In order to repeat the mining process for any of the languages, one must obtain a GitHub API Token, and insert it into the file src/main/python/github_miner.py as indicated (API_TOKEN field), and hence run the script from within its directory.

Preprocessing #

Preprocessing is the task of obtaining an oracle of 20k files with correct language derivations, for each one of the three languages. Most of the logic is contained in src/main/kotlin/preprocessor, whereas the formal grammatical syntax highlighters are contained in src/main/kotlin/highlighter.

The process of oracle generation is divided into two step: generation and cleaning. These are run for each language, hence, for example, with regard to Java, one would run the following two Gradle tasks:

./gradlew JavaPreprocessor -Pargs="generateOracle"

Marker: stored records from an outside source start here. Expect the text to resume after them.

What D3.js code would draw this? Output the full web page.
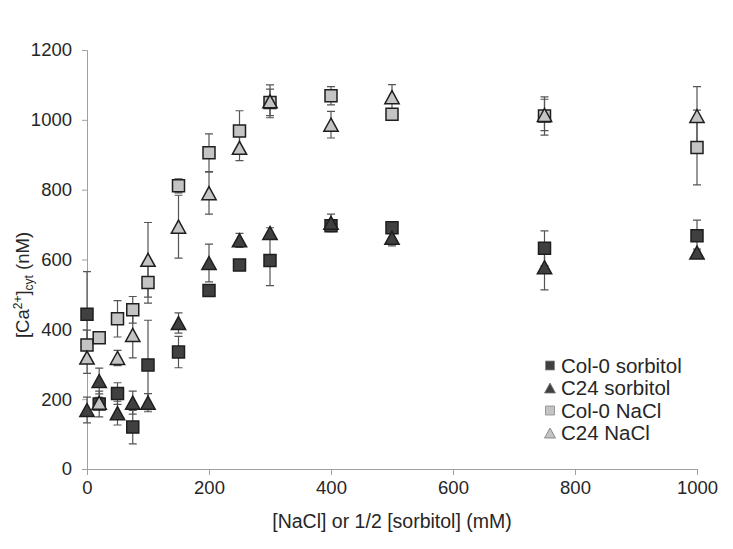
<!DOCTYPE html>
<html>
<head>
<meta charset="utf-8">
<script src="https://cdn.jsdelivr.net/npm/d3@7"></script>
<style>
  body { margin: 0; background: #fff; }
  text { font-family: "Liberation Sans", Arial, sans-serif; fill: #262626; }
</style>
</head>
<body>
<div id="app"></div>
<script>
// concentrations (mM)
let conc = [0, 20, 50, 75, 100, 150, 200, 250, 300, 400, 500, 750, 1000]

// [Ca2+]cyt means (nM) and error (nM)
let col0Sorb = [443, 186, 216, 120, 298, 335, 511, 584, 597, 697, 691, 632, 668]
let col0SorbErr = [122, 37, 31, 48, 128, 45, 10, 10, 72, 15, 15, 50, 45]
let c24Sorb = [169, 252, 160, 190, 190, 418, 590, 655, 676, 705, 662, 578, 620]
let c24SorbErr = [37, 37, 34, 33, 26, 29, 54, 20, 15, 25, 23, 65, 10]
let col0NaCl = [355, 376, 430, 456, 534, 811, 906, 968, 1050, 1069, 1016, 1011, 921]
let col0NaClErr = [43, 15, 52, 38, 59, 20, 54, 58, 38, 26, 10, 55, 107]
let c24NaCl = [319, 190, 318, 384, 599, 694, 790, 920, 1053, 986, 1065, 1014, 1011]
let c24NaClErr = [45, 15, 22, 66, 107, 90, 60, 37, 47, 38, 36, 45, 84]

let seriesNames = ["Col-0 sorbitol", "C24 sorbitol", "Col-0 NaCl", "C24 NaCl"]
let xTicks = [0, 200, 400, 600, 800, 1000]
let yTicks = [0, 200, 400, 600, 800, 1000, 1200]

let series = [
  {name: seriesNames[0], vals: col0Sorb, err: col0SorbErr, shape: "square", fill: "#404040"},
  {name: seriesNames[1], vals: c24Sorb, err: c24SorbErr, shape: "triangle", fill: "#404040"},
  {name: seriesNames[2], vals: col0NaCl, err: col0NaClErr, shape: "square", fill: "#c4c4c4"},
  {name: seriesNames[3], vals: c24NaCl, err: c24NaClErr, shape: "triangle", fill: "#c4c4c4"}
]

let width = 733, height = 549
let margin = {top: 50, right: 36, bottom: 80, left: 87}

let svg = d3.select("#app").append("svg")
    .attr("width", width)
    .attr("height", height)

let x = d3.scaleLinear().domain([0, 1000]).range([margin.left, width - margin.right])
let y = d3.scaleLinear().domain([0, 1200]).range([height - margin.bottom, margin.top])

// axes
let xAxis = svg.append("g")
    .attr("transform", `translate(0,${y(0)})`)
    .call(d3.axisBottom(x).tickValues(xTicks).tickSize(6).tickPadding(6).tickFormat(d3.format("d")))
let yAxis = svg.append("g")
    .attr("transform", `translate(${x(0)},0)`)
    .call(d3.axisLeft(y).tickValues(yTicks).tickSize(5).tickPadding(10).tickFormat(d3.format("d")))

for (let ax of [xAxis, yAxis]) {
  ax.select(".domain").attr("stroke", "#a0a0a0")
  ax.selectAll(".tick line").attr("stroke", "#a0a0a0")
  ax.selectAll(".tick text")
    .attr("font-size", 18.5)
    .attr("font-family", "'Liberation Sans', Arial, sans-serif")
    .attr("fill", "#262626")
}

// axis titles
svg.append("text")
    .attr("x", (x(0) + x(1000)) / 2)
    .attr("y", 528)
    .attr("text-anchor", "middle")
    .attr("font-size", 19.5)
    .text("[NaCl] or 1/2 [sorbitol] (mM)")

let yt = svg.append("text")
    .attr("transform", "translate(29,285) rotate(-90)")
    .attr("text-anchor", "middle")
    .attr("font-size", 18.5)
yt.append("tspan").text("[Ca")
yt.append("tspan").attr("font-size", 12).attr("dy", -7).text("2+")
yt.append("tspan").attr("dy", 7).text("]")
yt.append("tspan").attr("font-size", 12).attr("dy", 4).text("cyt")
yt.append("tspan").attr("dy", -4).text(" (nM)")

// marker paths
function markerPath(shape, s) {
  if (shape === "square") {
    let h = s / 2
    return `M${-h},${-h}H${h}V${h}H${-h}Z`
  }
  let w = s * 1.1 / 2, h = s * 1.0 / 2
  return `M0,${-h}L${w},${h}L${-w},${h}Z`
}

// error bars
let capW = 4
for (let s of series) {
  let g = svg.append("g").attr("stroke", "#555").attr("stroke-width", 1.2).attr("fill", "none")
  conc.forEach((c, i) => {
    let cx = x(c), top = y(s.vals[i] + s.err[i]), bot = y(s.vals[i] - s.err[i])
    g.append("path")
      .attr("d", `M${cx},${top}V${bot}M${cx - capW},${top}H${cx + capW}M${cx - capW},${bot}H${cx + capW}`)
  })
}

// markers
for (let s of series) {
  svg.append("g").selectAll("path")
    .data(conc.map((c, i) => ({c: c, v: s.vals[i]})))
    .enter().append("path")
    .attr("transform", d => `translate(${x(d.c)},${y(d.v)})`)
    .attr("d", markerPath(s.shape, s.shape === "square" ? 12 : 13))
    .attr("fill", s.fill)
    .attr("stroke", "#1e1e1e")
    .attr("stroke-width", 1.5)
}

// legend
let legend = svg.append("g")
series.forEach((s, i) => {
  let ly = 365.5 + i * 22.5
  legend.append("path")
    .attr("transform", `translate(550,${ly})`)
    .attr("d", markerPath(s.shape, s.shape === "square" ? 9 : 10))
    .attr("fill", s.fill)
    .attr("stroke", s.shape === "square" ? "#888" : "#777")
    .attr("stroke-width", 0.8)
  legend.append("text")
    .attr("x", 561)
    .attr("y", ly + 7)
    .attr("font-size", 20.5)
    .text(s.name)
})
</script>
</body>
</html>
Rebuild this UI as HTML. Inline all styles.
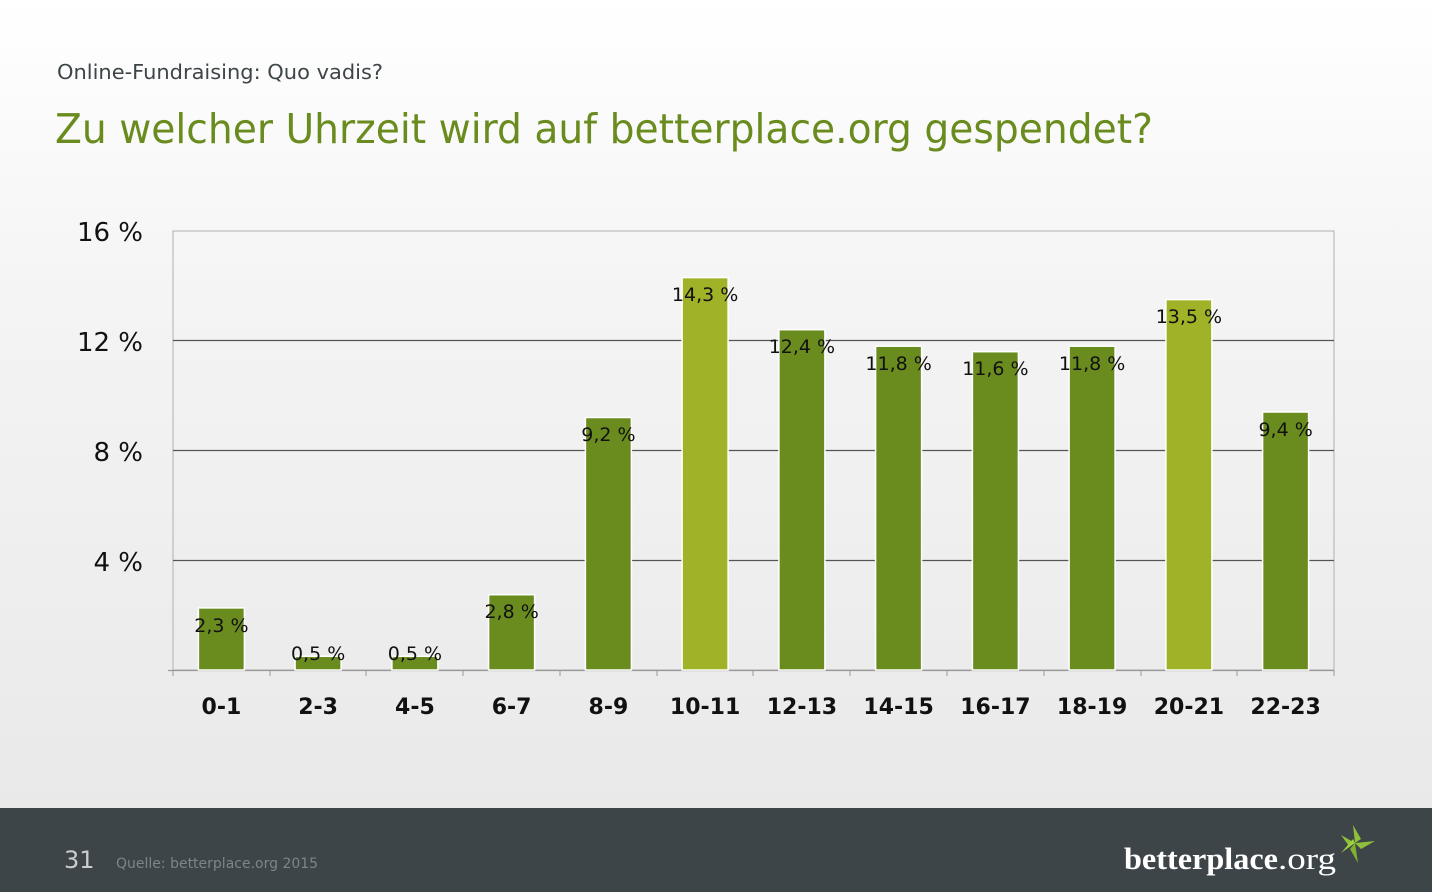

which filters and converts GitHub’s raw files sequentially into valid ETA and HETA representations;

./gradlew JavaPreprocessor -Pargs="cleanOracle"

which through skipping token-wise duplicate patterns, takes the first 20k samples in the dataset.

This can be performed for Kotlin and Python datasets by changing the target Gradle task to KotlinPreprocessor and Python3Preprocessor respectively.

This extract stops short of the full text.